# Objective:
Begin with the first line of the material and write out each line exactly, ending with the line that contains "rectangle (2364, 1424);". Pictures are not part of the copy.

Extracted data entries
◇ ◇ ◇ ◇
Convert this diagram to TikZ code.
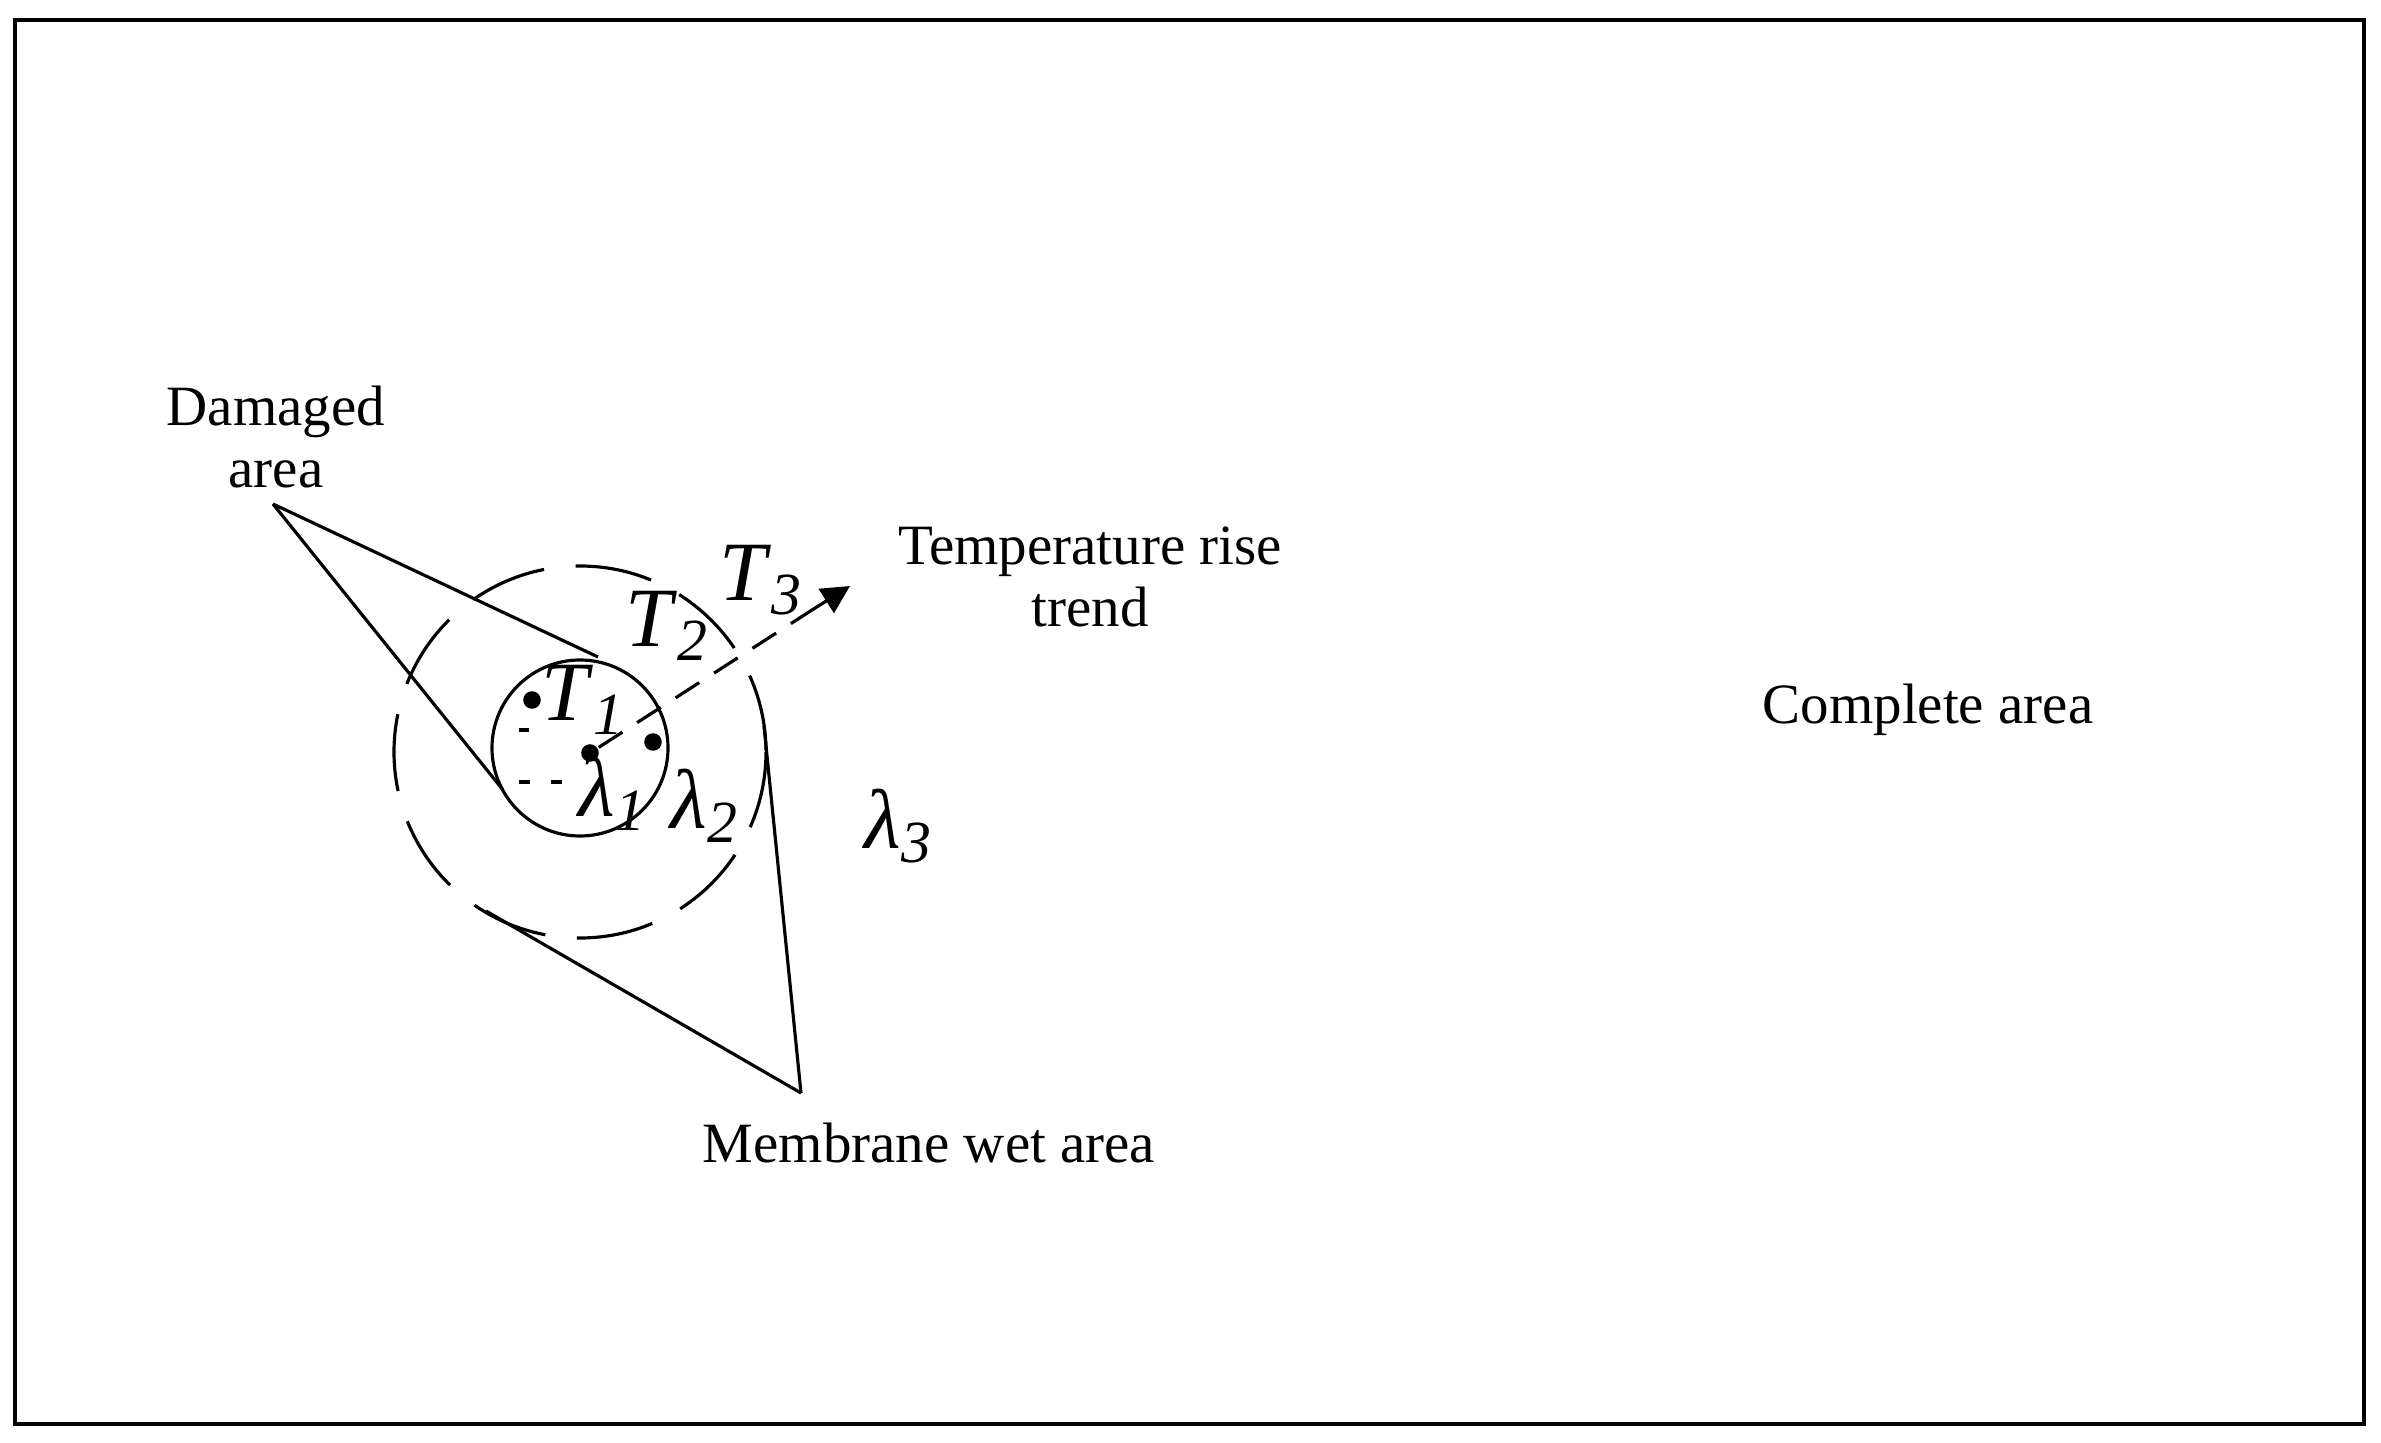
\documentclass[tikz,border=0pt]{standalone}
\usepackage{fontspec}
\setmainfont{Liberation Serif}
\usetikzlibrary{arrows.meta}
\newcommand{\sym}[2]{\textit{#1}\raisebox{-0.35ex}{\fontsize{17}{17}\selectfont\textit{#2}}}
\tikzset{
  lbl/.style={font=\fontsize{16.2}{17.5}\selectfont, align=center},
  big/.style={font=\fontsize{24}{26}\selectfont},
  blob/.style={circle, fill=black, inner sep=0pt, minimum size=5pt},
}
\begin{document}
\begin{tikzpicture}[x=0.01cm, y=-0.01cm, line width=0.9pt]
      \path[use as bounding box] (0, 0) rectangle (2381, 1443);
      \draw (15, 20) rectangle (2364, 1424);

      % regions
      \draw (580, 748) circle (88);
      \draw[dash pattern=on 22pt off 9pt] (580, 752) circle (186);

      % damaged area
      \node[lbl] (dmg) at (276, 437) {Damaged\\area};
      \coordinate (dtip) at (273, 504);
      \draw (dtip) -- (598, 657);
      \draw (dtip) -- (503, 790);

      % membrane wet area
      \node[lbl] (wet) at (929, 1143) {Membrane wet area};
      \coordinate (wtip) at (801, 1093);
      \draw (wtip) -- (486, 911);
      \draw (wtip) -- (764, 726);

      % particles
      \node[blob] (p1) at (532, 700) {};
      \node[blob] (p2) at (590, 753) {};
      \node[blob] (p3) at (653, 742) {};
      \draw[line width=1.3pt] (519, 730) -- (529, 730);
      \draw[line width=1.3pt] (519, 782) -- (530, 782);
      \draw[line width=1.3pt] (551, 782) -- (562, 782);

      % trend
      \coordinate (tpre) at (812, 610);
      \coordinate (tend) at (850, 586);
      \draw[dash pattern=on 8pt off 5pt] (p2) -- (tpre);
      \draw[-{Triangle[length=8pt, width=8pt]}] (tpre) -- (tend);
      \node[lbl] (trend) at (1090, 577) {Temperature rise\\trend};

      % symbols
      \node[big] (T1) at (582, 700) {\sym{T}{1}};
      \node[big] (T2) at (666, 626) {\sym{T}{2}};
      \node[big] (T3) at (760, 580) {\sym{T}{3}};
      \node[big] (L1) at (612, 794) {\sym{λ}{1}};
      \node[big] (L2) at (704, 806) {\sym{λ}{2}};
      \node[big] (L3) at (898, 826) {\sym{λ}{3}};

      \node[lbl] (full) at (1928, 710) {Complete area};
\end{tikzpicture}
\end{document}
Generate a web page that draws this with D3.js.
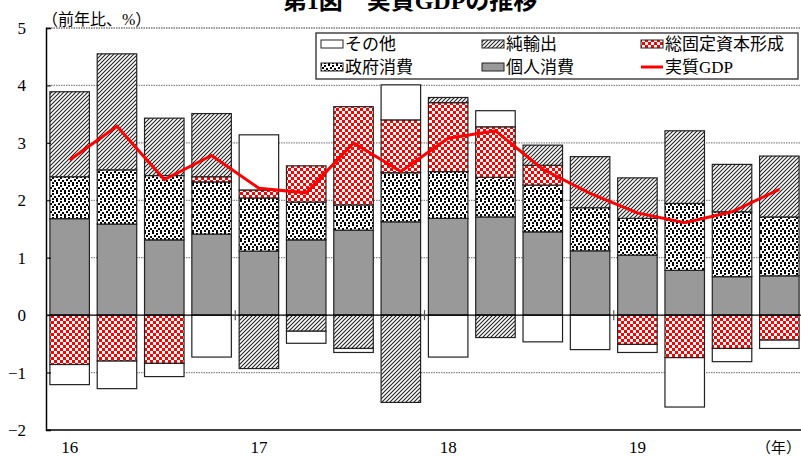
◇ ◇ ◇ ◇
# Solution:
Convert this diagram to TikZ code.
\documentclass[tikz,border=0pt]{standalone}
\usepackage{fontspec}
\setmainfont{Liberation Serif}
\usetikzlibrary{arrows.meta}
\newcommand{\sym}[2]{\textit{#1}\raisebox{-0.35ex}{\fontsize{17}{17}\selectfont\textit{#2}}}
\tikzset{
  lbl/.style={font=\fontsize{16.2}{17.5}\selectfont, align=center},
  big/.style={font=\fontsize{24}{26}\selectfont},
  blob/.style={circle, fill=black, inner sep=0pt, minimum size=5pt},
}
\begin{document}
\begin{tikzpicture}[x=0.01cm, y=-0.01cm, line width=0.9pt]
      \path[use as bounding box] (0, 0) rectangle (2381, 1443);
      \draw (15, 20) rectangle (2364, 1424);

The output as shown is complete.